Greenwashing: Greenwashing refers to the practice of presenting a company or investment as more environmentally friendly or socially responsible than it actually is. ESG skeptics argue that many companies engage in greenwashing by making superficial or misleading claims about their sustainability efforts in order to attract ESG-focused investors. 

Lack of standardized metrics: Skeptics point to the need for standardized metrics and reporting frameworks for ESG factors. The lack of consistent guidelines makes it difficult to accurately compare and evaluate companies' ESG performance. 

Data quality and reliability: ESG skeptics raise questions about the quality and reliability of the data used for ESG ratings. They have raised concerns about the accuracy, consistency, and completeness of ESG data sources, as well as the methodologies employed to analyze and score companies. Skeptics argue that these data limitations can undermine the credibility and effectiveness of ESG investing.

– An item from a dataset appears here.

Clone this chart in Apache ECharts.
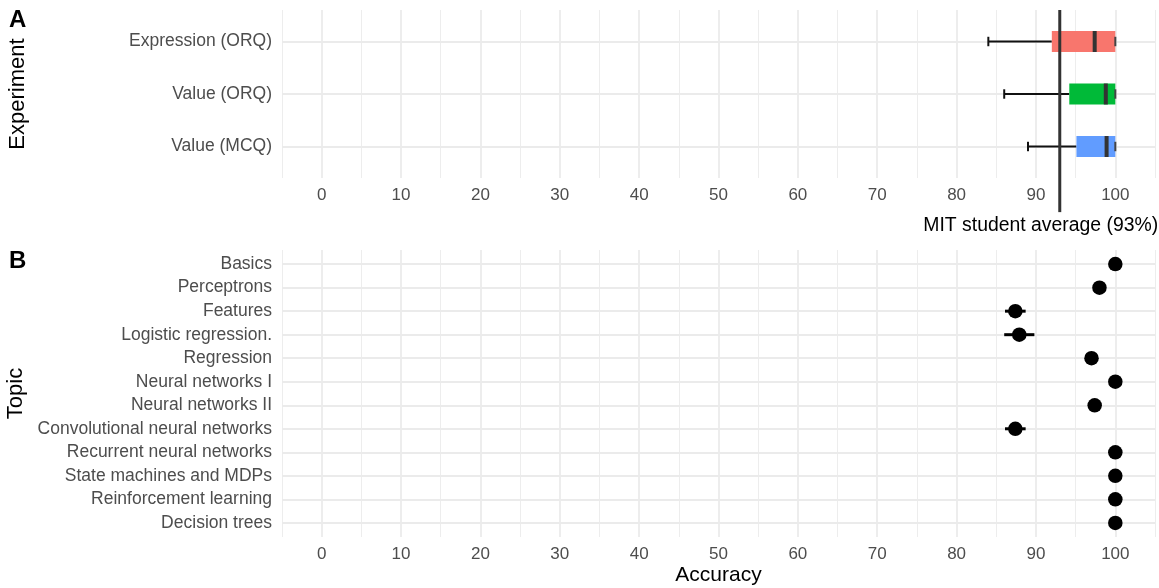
<!DOCTYPE html>
<html><head><meta charset="utf-8">
<script src="https://cdn.jsdelivr.net/npm/echarts@6/dist/echarts.min.js"></script>
<style>html,body{margin:0;padding:0;background:#fff}#c{width:1159px;height:588px}</style>
</head><body><div id="c"></div>
<script>
// ---- data ----
const experiments = ['Expression (ORQ)', 'Value (ORQ)', 'Value (MCQ)'];
const expColors = ['#F8766D', '#00BA38', '#619CFF'];
const expLow = [84, 86, 89];
const expQ1 = [92, 94.2, 95.1];
const expMedian = [97.4, 98.8, 98.9];
const expQ3 = [100, 100, 100];
const expHigh = [100, 100, 100];
const studentAverage = 93;
const studentLabel = 'MIT student average (93%)';

const topics = ['Basics', 'Perceptrons', 'Features', 'Logistic regression.', 'Regression',
  'Neural networks I', 'Neural networks II', 'Convolutional neural networks',
  'Recurrent neural networks', 'State machines and MDPs', 'Reinforcement learning', 'Decision trees'];
const topicAccuracy = [100, 98, 87.4, 87.9, 97, 100, 97.4, 87.4, 100, 100, 100, 100];
const topicLow  = [null, null, 86.1, 86.0, null, null, null, 86.1, null, null, null, null];
const topicHigh = [null, null, 88.7, 89.8, null, null, null, 88.7, null, null, null, null];

const xTicks = [0, 10, 20, 30, 40, 50, 60, 70, 80, 90, 100];
const xMinorTicks = [-5, 5, 15, 25, 35, 45, 55, 65, 75, 85, 95, 105];

// ---- chart ----
const FONT = 'Liberation Sans';
const GRID_COL = '#ebebeb';
const chart = echarts.init(document.getElementById('c'), null, {renderer: 'canvas'});

function majorX(g, extra) {
  return Object.assign({
    gridIndex: g, type: 'value', min: -5, max: 105, position: 'bottom',
    axisLine: {show: false},
    axisTick: {show: false, customValues: xTicks},
    axisLabel: {customValues: xTicks, color: '#4d4d4d', fontSize: 17, margin: 9, fontFamily: FONT},
    splitLine: {show: true, lineStyle: {color: GRID_COL, width: 1.8}}
  }, extra || {});
}
function minorX(g) {
  return {
    gridIndex: g, type: 'value', min: -5, max: 105, position: 'bottom', offset: 0,
    axisLine: {show: false},
    axisTick: {show: false, customValues: xMinorTicks},
    axisLabel: {show: false},
    splitLine: {show: true, lineStyle: {color: GRID_COL, width: 0.9}}
  };
}
function catY(g, names, name, gap) {
  const idx = names.map((_, i) => i);
  return {
    gridIndex: g, type: 'value', min: -0.6, max: names.length - 0.4, inverse: true,
    axisLine: {show: false},
    axisTick: {show: false, customValues: idx},
    axisLabel: {customValues: idx, formatter: v => names[Math.round(v)], color: '#4d4d4d',
      fontSize: 17.5, margin: 10, fontFamily: FONT},
    splitLine: {show: true, lineStyle: {color: GRID_COL, width: 1.8}},
    name: name, nameLocation: 'middle', nameGap: gap,
    nameTextStyle: {fontSize: 22, color: '#000', fontFamily: FONT}
  };
}

const option = {
  animation: false,
  backgroundColor: '#fff',
  textStyle: {fontFamily: FONT},
  title: [
    {text: 'A', left: 9, top: 8, padding: 0, textStyle: {fontSize: 24, fontWeight: 'bold', color: '#000', fontFamily: FONT}},
    {text: 'B', left: 9, top: 249, padding: 0, textStyle: {fontSize: 24, fontWeight: 'bold', color: '#000', fontFamily: FONT}}
  ],
  grid: [
    {left: 282, top: 10, width: 873, height: 168, containLabel: false, outerBoundsMode: 'none'},
    {left: 282, top: 250, width: 873, height: 287, containLabel: false, outerBoundsMode: 'none'}
  ],
  xAxis: [
    majorX(0),
    minorX(0),
    majorX(1, {name: 'Accuracy', nameLocation: 'middle', nameGap: 28,
      nameTextStyle: {fontSize: 21, color: '#000', fontFamily: FONT}}),
    minorX(1)
  ],
  yAxis: [
    catY(0, experiments, 'Experiment', 253),
    catY(1, topics, 'Topic', 253)
  ],
  series: [
    {
      type: 'custom', xAxisIndex: 0, yAxisIndex: 0, z: 3,
      data: experiments.map((_, i) => [i, expLow[i], expQ1[i], expMedian[i], expQ3[i], expHigh[i]]),
      encode: {y: 0, x: [1, 2, 3, 4, 5]},
      renderItem: function (params, api) {
        const i = params.dataIndex;
        const y = api.value(0);
        const c = v => api.coord([v, y]);
        const unit = Math.abs(api.size([0, 1])[1]);
        const boxH = unit * 0.4, capH = unit * 0.18;
        const pLo = c(api.value(1)), pQ1 = c(api.value(2)), pMed = c(api.value(3)),
              pQ3 = c(api.value(4)), pHi = c(api.value(5));
        const cy = pLo[1];
        return {type: 'group', children: [
          {type: 'line', shape: {x1: pLo[0], y1: cy, x2: pQ1[0], y2: cy}, style: {stroke: '#111', lineWidth: 2}},
          {type: 'line', shape: {x1: pLo[0], y1: cy - capH / 2, x2: pLo[0], y2: cy + capH / 2}, style: {stroke: '#111', lineWidth: 2}},
          {type: 'rect', shape: {x: pQ1[0], y: cy - boxH / 2, width: pQ3[0] - pQ1[0], height: boxH}, style: {fill: expColors[i]}},
          {type: 'line', shape: {x1: pMed[0], y1: cy - boxH / 2, x2: pMed[0], y2: cy + boxH / 2}, style: {stroke: '#333', lineWidth: 4}},
          {type: 'line', shape: {x1: pHi[0], y1: cy - capH / 2, x2: pHi[0], y2: cy + capH / 2}, style: {stroke: '#444', lineWidth: 2}}
        ]};
      }
    },
    {
      type: 'custom', xAxisIndex: 0, yAxisIndex: 0, z: 4, clip: false,
      data: [[studentAverage, -0.6]],
      encode: {x: 0, y: 1},
      renderItem: function (params, api) {
        const top = api.coord([api.value(0), -0.6]);
        const bot = api.coord([api.value(0), 3.25]);
        return {type: 'group', children: [
          {type: 'line', shape: {x1: top[0], y1: top[1], x2: bot[0], y2: bot[1]}, style: {stroke: '#333', lineWidth: 3}},
          {type: 'text', x: top[0] - 19, y: bot[1] + 14,
            style: {text: studentLabel, fill: '#000', font: '19.4px "Liberation Sans"', align: 'center', verticalAlign: 'middle'}}
        ]};
      }
    },
    {
      type: 'custom', xAxisIndex: 2, yAxisIndex: 1, z: 3,
      data: topics.map((_, i) => [i, topicLow[i], topicHigh[i]]).filter(d => d[1] != null),
      encode: {y: 0, x: [1, 2]},
      renderItem: function (params, api) {
        const y = api.value(0);
        const a = api.coord([api.value(1), y]), b = api.coord([api.value(2), y]);
        return {type: 'line', shape: {x1: a[0], y1: a[1], x2: b[0], y2: b[1]}, style: {stroke: '#000', lineWidth: 3}};
      }
    },
    {
      type: 'scatter', xAxisIndex: 2, yAxisIndex: 1, z: 4,
      symbol: 'circle', symbolSize: 14.5,
      itemStyle: {color: '#000', opacity: 1},
      data: topicAccuracy.map((v, i) => [v, i])
    }
  ]
};
chart.setOption(option);
</script>
</body></html>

Ethical concerns: ESG skepticism also extends to ethical concerns and controversies surrounding specific ESG investments. Critics argue that some ESG funds may invest in companies involved in controversial activities or industries, raising questions about the true social and environmental impact of those investments.

Regulatory challenges: Skeptics highlight the challenges and inconsistencies in ESG regulations and standards across different jurisdictions. Critics argue that without clear and enforceable regulations, the potential for ESG greenwashing and misrepresentation remains high.

It's important to note that while skeptics and critics question and debase ESG practices, there are also proponents who strongly believe in ESG’s potential to drive positive change and promote sustainable investing. As the ESG landscape continues to evolve, efforts are being made to address raised concerns and improve transparency, standardization, and data quality.

To guarantee further progress in ESG, ensure investor confidence in the instrument, and reduce the risk of market fragmentation, a concerted effort needs to be made to increase awareness and discussion of challenges and solutions related to ESG investing, including the need for guidance on improving consistency and transparency, alignment with materiality, frameworks, and good practices of benchmark and fund reporting. 

A report from OECD from 2020 suggests that the way forward could be a joint effort by policy-makers, financial market participants, and other stakeholders to strengthen ESG practices in five key areas, including: 

1.    Consistency, comparability, and quality of core metrics; 

2.    Ensuring relevance of reporting through financial materiality; 

3.    Leveling the playing field of ESG disclosure and ratings across large and small issuers; 

4.    Transparency and comparability of scoring methodologies of established ESG ratings providers and indices; and,

5.    ESG product labeling and communication.

To summarize, further efforts are needed to strengthen ESG practices so that they are consistent and comparable at the global level involving policy-makers, the financial industry, end-investors, and other stakeholders helping shape ESG practices.